Il solito disco rotto, dunque: la Consulta non entra nel merito della questione, ma resta “sulla porta”, limitandosi a dichiarare inammissibile la questione per carenza di adeguata motivazione delle ordinanze di rimessione. La questione, infatti, non è nuova alla Corte Costituzionale. Già con l’ordinanza n. 158 del 21.06.2013, la Corte, pronunciandosi sull’ordinanza di rimessione della CTP di Roma 23.09.2010, n. 271 che aveva sollevato identica questione di illegittimità costituzionale dell’aggio della riscossione per violazione degli artt. 3, 53 e 97 della Costituzione, aveva ritenuto tale questione manifestamente inammissibile “in considerazione del difetto di motivazione sulla rilevanza della questione sollevata, dal momento che il giudice rimettente non ha in alcun modo illustrato, anche solo sommariamente, le ragioni di infondatezza degli altri motivi di ricorso”.

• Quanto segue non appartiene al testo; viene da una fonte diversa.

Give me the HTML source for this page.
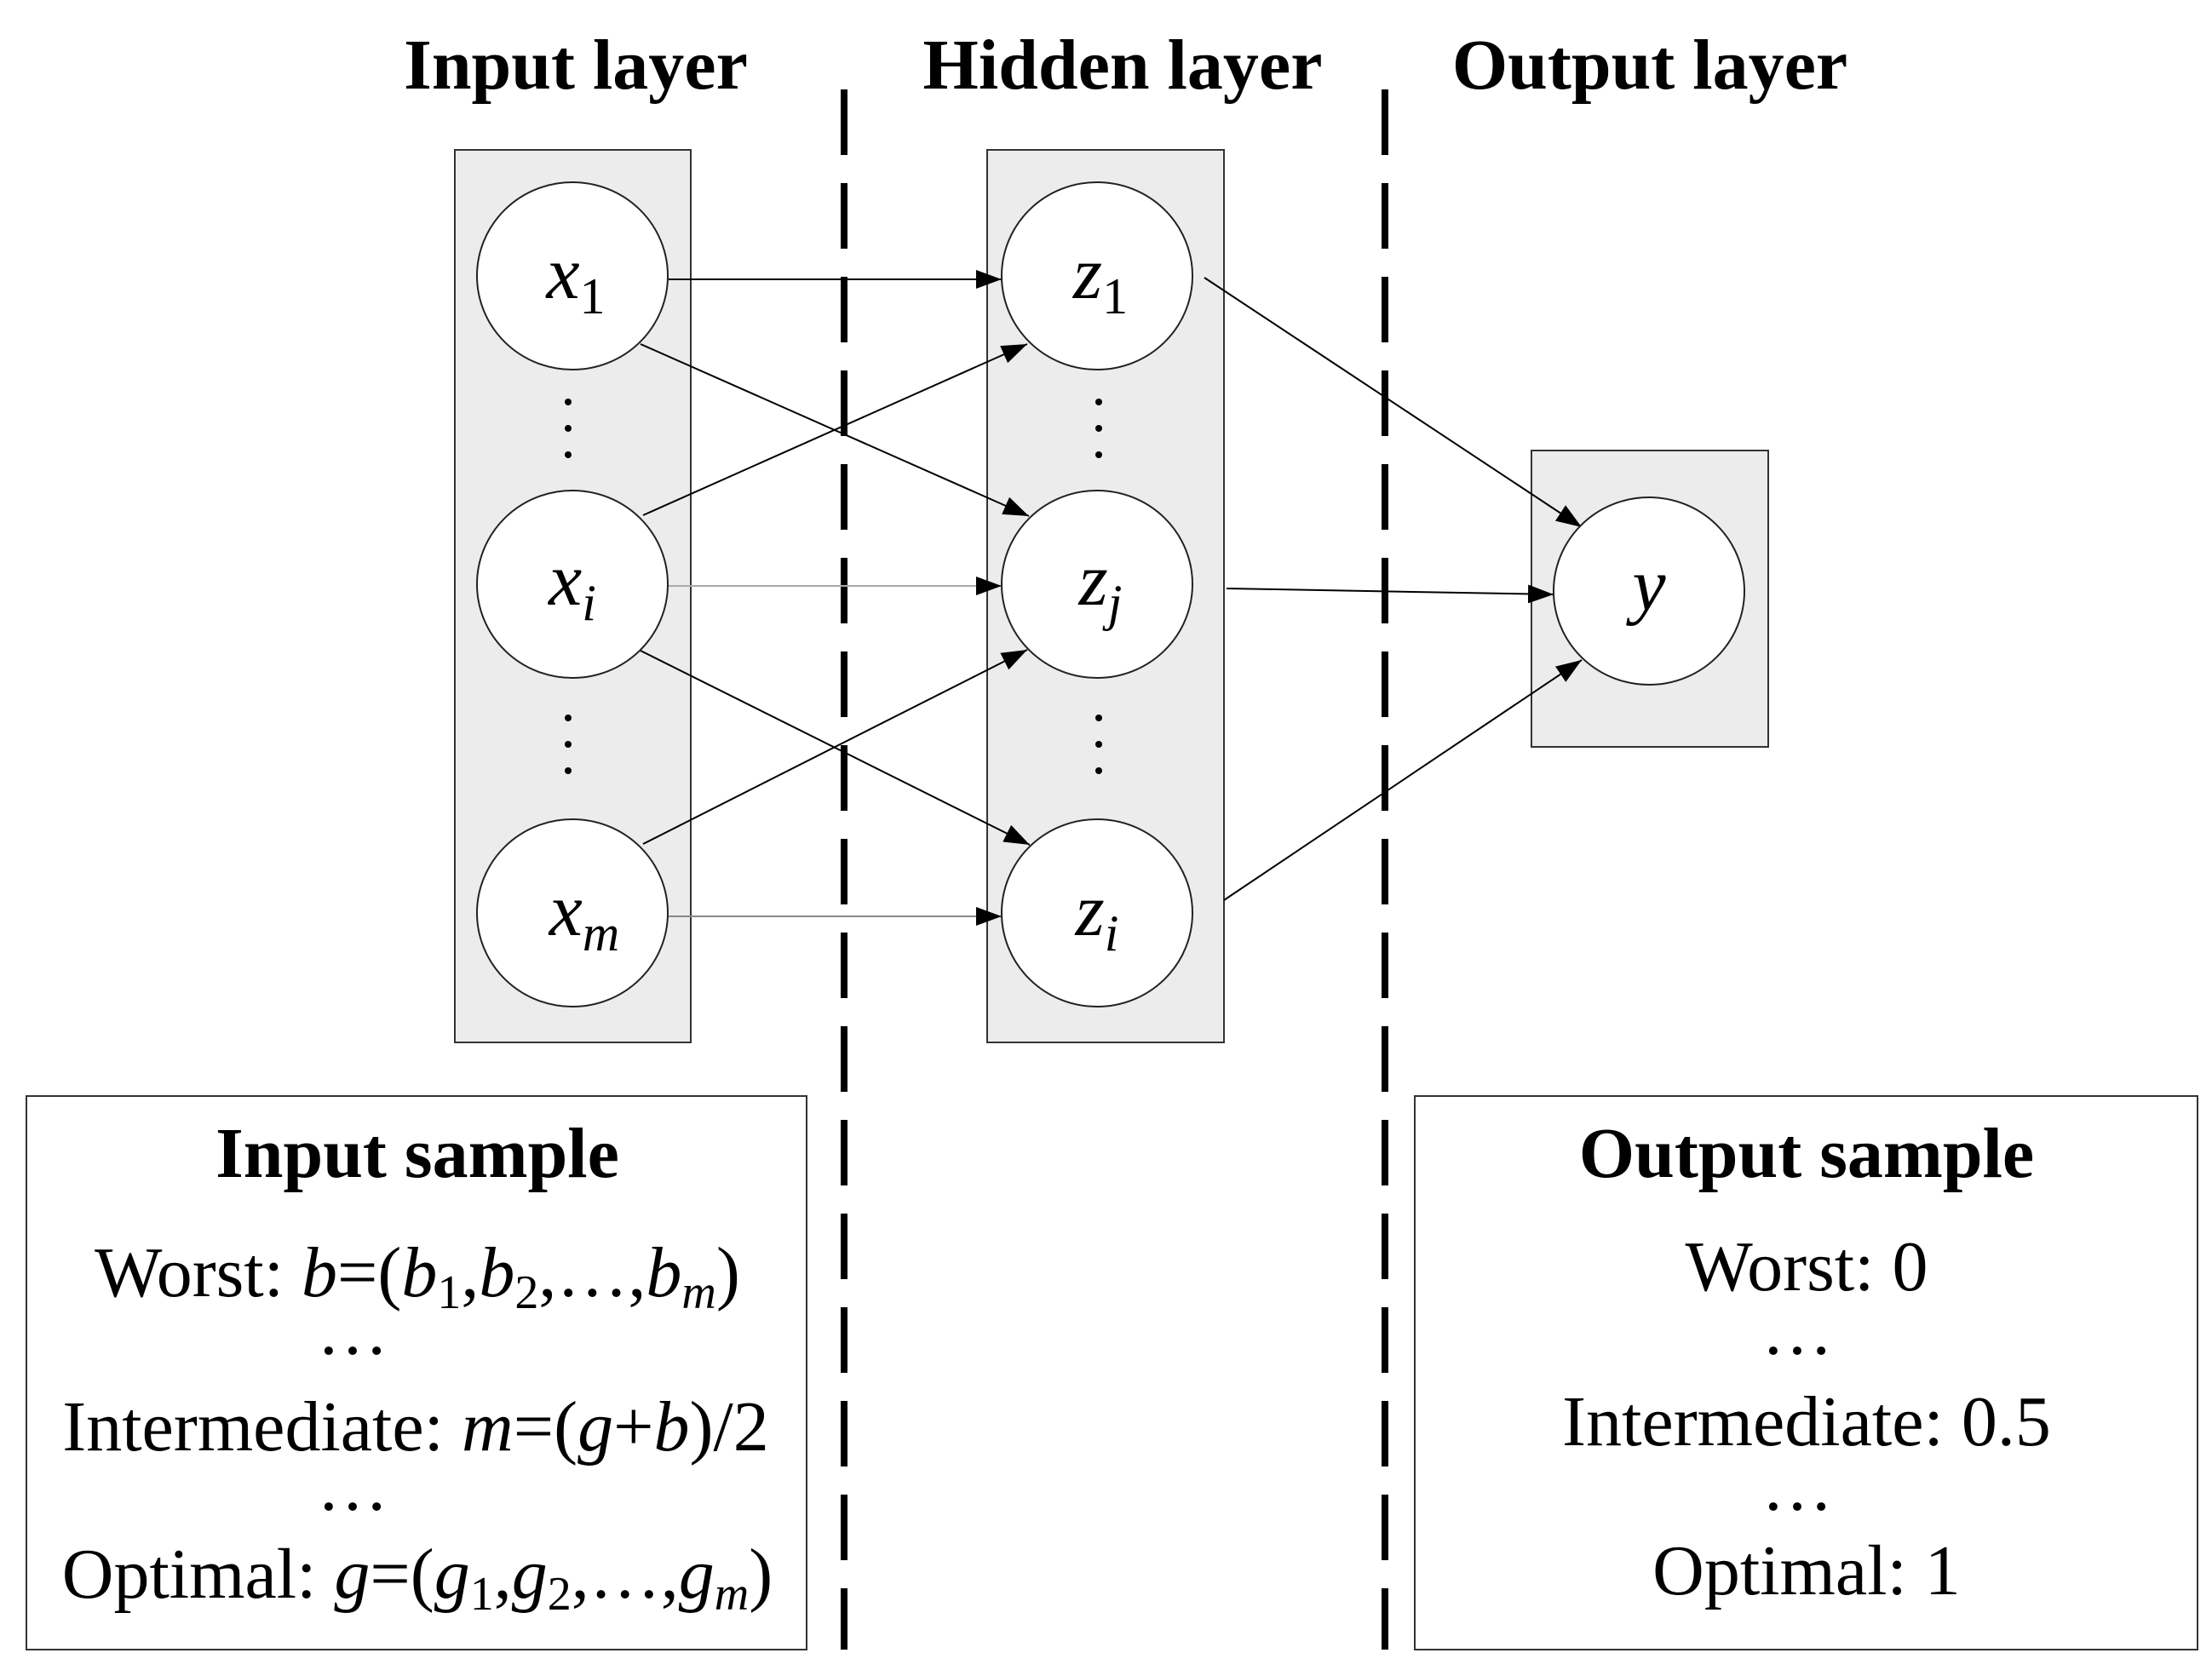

Ed invero, guardando alla “sostanza” della questione, non vi sono dubbi sul fatto che l’aggio di riscossione risulta essere un costo ingiustificato, una sorta di remunerazione per il servizio di cartellazione svolto dall’Agente della riscossione, e che risultano assolutamente apprezzabili nonché condivisibili le perplessità sollevate e tradotte nelle ordinanze di rimessione in motivi di incostituzionalità.

A questo punto non resta che chiedersi in maniera provocatoria se veramente i giudici remittenti (ben tre) non sanno scrivere le ordinanze oppure se ancora una volta la decisione è dettata dalla necessità di salvaguardare in primis le ragioni erariali, ahimè a danno del povero contribuente, atteso che eliminare l’aggio della riscossione significherebbe ad oggi privare le casse dello Stato di un introito di circa 2 miliardi e mezzo.

Del resto, anche nello schema di decreto delegato sulla riforma della riscossione è prevista una riforma sostanziale dell’aggio, che comporterà anche una sua riduzione. Come dire: cerchiamo di venire incontro al contribuente, ma non troppo: le casse erariali non perdonano.